## [Given material]
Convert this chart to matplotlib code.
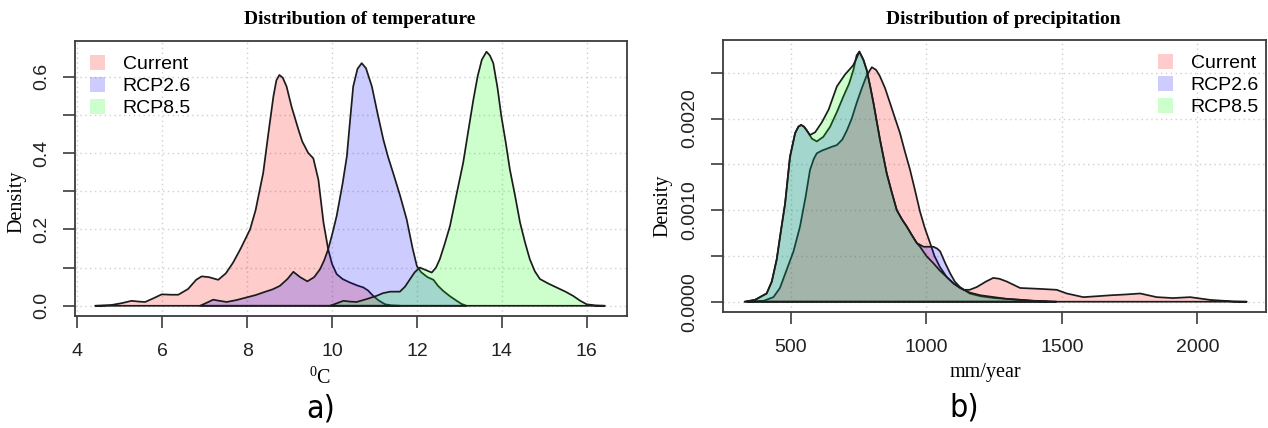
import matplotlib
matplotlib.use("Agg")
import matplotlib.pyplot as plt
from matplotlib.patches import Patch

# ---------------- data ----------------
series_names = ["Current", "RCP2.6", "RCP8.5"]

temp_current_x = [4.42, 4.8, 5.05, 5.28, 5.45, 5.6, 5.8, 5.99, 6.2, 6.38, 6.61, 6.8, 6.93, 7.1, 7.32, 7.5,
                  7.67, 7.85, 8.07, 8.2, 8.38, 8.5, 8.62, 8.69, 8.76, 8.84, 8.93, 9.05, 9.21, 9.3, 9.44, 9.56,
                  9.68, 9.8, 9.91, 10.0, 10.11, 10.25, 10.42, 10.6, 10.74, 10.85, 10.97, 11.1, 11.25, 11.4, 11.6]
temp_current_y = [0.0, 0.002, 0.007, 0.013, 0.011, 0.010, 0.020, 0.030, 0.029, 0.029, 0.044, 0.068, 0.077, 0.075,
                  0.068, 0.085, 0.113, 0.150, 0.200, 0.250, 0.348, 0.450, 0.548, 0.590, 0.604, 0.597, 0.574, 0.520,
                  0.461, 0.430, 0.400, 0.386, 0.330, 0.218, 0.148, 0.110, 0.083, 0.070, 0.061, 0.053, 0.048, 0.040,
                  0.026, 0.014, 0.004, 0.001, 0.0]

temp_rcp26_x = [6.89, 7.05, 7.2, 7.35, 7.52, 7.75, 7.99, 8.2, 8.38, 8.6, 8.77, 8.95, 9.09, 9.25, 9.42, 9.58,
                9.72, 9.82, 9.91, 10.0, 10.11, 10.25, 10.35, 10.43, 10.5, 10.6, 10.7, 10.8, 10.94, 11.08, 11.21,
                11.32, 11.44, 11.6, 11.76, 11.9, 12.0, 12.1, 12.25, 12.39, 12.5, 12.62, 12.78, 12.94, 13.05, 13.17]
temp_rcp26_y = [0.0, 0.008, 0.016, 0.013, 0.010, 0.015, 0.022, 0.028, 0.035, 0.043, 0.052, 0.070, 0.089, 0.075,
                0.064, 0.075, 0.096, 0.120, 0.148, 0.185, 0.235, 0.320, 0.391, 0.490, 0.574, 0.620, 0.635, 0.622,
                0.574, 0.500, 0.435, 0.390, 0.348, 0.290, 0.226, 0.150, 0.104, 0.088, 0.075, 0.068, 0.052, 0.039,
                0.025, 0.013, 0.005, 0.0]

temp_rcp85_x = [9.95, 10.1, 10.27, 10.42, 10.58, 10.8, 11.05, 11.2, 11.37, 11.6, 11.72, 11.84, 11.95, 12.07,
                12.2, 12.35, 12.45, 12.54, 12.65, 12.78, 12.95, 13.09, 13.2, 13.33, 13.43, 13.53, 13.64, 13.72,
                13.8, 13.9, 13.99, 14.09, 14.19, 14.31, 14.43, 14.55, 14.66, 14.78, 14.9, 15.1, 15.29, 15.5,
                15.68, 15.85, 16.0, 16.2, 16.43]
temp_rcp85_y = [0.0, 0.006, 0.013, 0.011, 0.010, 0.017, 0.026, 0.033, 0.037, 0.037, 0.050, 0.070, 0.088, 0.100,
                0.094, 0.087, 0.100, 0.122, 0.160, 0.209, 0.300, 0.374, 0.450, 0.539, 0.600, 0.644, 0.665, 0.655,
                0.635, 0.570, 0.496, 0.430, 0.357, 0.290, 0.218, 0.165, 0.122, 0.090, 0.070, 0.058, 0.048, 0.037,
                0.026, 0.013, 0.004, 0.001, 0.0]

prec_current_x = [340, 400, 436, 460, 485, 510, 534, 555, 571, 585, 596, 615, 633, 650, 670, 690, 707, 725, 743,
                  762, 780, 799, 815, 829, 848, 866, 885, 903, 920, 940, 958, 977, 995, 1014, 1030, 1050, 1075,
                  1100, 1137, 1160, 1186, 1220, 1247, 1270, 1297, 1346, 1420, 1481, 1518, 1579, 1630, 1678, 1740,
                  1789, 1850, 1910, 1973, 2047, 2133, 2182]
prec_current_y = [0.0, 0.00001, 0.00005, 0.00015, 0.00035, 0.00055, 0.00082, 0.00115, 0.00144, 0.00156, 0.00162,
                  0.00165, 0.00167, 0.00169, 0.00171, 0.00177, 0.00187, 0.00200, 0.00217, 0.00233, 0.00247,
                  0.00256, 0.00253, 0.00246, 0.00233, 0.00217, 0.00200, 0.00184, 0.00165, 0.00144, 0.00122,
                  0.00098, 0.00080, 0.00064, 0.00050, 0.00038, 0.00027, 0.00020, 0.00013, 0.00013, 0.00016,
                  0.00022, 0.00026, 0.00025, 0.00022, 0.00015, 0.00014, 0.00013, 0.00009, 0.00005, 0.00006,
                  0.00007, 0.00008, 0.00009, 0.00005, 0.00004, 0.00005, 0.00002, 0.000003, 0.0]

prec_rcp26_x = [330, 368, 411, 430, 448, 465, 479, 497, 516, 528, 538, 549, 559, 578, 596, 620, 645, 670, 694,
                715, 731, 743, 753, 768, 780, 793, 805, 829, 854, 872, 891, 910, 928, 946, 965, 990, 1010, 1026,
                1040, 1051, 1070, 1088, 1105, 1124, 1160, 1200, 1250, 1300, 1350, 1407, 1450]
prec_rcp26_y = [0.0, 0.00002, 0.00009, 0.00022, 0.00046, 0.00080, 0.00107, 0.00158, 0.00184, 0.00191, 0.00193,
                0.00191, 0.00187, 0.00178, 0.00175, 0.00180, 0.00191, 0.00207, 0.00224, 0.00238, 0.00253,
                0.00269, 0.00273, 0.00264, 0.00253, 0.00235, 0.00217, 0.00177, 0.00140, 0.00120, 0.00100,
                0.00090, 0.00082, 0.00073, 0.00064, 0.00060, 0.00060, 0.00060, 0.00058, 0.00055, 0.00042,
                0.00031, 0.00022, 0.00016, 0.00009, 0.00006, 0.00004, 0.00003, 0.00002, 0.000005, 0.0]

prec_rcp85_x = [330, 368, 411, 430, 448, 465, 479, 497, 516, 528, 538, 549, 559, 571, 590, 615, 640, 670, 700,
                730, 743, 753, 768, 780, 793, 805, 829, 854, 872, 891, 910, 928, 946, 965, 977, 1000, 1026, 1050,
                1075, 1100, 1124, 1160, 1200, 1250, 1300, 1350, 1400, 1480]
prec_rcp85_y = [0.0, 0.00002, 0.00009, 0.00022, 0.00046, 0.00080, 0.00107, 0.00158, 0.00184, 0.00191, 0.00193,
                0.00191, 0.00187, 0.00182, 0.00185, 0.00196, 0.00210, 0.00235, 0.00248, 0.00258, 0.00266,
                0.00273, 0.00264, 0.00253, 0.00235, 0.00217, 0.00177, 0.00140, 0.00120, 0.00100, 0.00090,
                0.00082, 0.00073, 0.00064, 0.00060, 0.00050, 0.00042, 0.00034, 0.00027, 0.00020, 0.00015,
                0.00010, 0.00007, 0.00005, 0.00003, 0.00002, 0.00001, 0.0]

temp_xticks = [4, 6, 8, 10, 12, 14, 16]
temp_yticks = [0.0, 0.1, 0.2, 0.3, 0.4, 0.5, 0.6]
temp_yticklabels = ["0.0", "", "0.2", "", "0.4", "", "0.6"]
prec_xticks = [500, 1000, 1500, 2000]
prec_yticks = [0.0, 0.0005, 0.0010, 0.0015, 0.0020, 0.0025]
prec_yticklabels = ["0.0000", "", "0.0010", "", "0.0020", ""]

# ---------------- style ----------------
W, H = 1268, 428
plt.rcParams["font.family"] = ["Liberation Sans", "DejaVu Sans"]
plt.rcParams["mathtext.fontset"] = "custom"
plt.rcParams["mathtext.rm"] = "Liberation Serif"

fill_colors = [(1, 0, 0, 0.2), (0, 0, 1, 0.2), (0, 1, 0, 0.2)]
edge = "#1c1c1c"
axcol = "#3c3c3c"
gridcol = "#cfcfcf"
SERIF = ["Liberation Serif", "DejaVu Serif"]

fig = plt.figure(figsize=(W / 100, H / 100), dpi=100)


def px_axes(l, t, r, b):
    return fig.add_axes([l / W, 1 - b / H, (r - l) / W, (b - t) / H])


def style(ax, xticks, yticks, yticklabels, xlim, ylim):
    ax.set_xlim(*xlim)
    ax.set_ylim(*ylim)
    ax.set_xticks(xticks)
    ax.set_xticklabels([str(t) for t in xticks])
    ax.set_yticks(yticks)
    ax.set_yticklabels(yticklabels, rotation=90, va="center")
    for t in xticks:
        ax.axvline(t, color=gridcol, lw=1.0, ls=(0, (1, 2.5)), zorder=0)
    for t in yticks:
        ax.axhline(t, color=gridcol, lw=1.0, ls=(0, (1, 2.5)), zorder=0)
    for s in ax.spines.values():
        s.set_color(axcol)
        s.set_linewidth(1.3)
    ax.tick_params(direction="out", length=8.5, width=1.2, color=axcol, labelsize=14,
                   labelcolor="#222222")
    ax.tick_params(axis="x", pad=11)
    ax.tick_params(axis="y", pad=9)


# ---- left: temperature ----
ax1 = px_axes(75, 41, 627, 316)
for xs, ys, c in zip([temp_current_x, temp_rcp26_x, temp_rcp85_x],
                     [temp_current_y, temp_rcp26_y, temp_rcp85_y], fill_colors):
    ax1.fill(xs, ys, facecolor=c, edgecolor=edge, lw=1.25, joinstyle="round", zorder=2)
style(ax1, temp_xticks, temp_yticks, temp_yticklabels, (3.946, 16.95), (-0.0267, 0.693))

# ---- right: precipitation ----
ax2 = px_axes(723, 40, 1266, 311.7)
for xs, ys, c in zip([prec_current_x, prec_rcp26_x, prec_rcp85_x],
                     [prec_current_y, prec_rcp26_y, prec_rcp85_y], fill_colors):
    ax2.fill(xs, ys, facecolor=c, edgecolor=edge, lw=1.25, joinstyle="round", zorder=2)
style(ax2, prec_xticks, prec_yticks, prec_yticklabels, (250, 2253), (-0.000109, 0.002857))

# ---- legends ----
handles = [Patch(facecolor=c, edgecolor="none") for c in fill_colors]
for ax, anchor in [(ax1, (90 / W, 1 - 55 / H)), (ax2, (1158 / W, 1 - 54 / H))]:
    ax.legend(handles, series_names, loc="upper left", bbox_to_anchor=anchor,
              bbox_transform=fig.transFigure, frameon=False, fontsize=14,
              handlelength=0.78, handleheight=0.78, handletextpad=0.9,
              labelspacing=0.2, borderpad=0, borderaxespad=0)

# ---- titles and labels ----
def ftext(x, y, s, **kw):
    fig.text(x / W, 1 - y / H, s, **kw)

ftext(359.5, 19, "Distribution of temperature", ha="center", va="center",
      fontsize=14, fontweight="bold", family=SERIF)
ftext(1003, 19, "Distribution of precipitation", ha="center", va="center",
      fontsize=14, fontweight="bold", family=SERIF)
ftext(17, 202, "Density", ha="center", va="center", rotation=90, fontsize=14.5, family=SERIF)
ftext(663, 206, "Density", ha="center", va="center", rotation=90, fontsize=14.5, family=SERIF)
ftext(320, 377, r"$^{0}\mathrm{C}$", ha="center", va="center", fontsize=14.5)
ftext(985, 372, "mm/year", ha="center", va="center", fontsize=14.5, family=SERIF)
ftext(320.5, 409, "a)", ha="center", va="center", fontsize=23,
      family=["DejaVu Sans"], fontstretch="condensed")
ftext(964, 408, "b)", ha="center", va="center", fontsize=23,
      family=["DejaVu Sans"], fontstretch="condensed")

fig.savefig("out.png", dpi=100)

## [Aim]
Reproduce exactly the run of lines that opens the listing and closes with the line holding "0.026, 0.014, 0.004, 0.001, 0.0]". Pictures are excluded.

## [Response to the task]
Convert this chart to matplotlib code.
import matplotlib
matplotlib.use("Agg")
import matplotlib.pyplot as plt
from matplotlib.patches import Patch

# ---------------- data ----------------
series_names = ["Current", "RCP2.6", "RCP8.5"]

temp_current_x = [4.42, 4.8, 5.05, 5.28, 5.45, 5.6, 5.8, 5.99, 6.2, 6.38, 6.61, 6.8, 6.93, 7.1, 7.32, 7.5,
                  7.67, 7.85, 8.07, 8.2, 8.38, 8.5, 8.62, 8.69, 8.76, 8.84, 8.93, 9.05, 9.21, 9.3, 9.44, 9.56,
                  9.68, 9.8, 9.91, 10.0, 10.11, 10.25, 10.42, 10.6, 10.74, 10.85, 10.97, 11.1, 11.25, 11.4, 11.6]
temp_current_y = [0.0, 0.002, 0.007, 0.013, 0.011, 0.010, 0.020, 0.030, 0.029, 0.029, 0.044, 0.068, 0.077, 0.075,
                  0.068, 0.085, 0.113, 0.150, 0.200, 0.250, 0.348, 0.450, 0.548, 0.590, 0.604, 0.597, 0.574, 0.520,
                  0.461, 0.430, 0.400, 0.386, 0.330, 0.218, 0.148, 0.110, 0.083, 0.070, 0.061, 0.053, 0.048, 0.040,
                  0.026, 0.014, 0.004, 0.001, 0.0]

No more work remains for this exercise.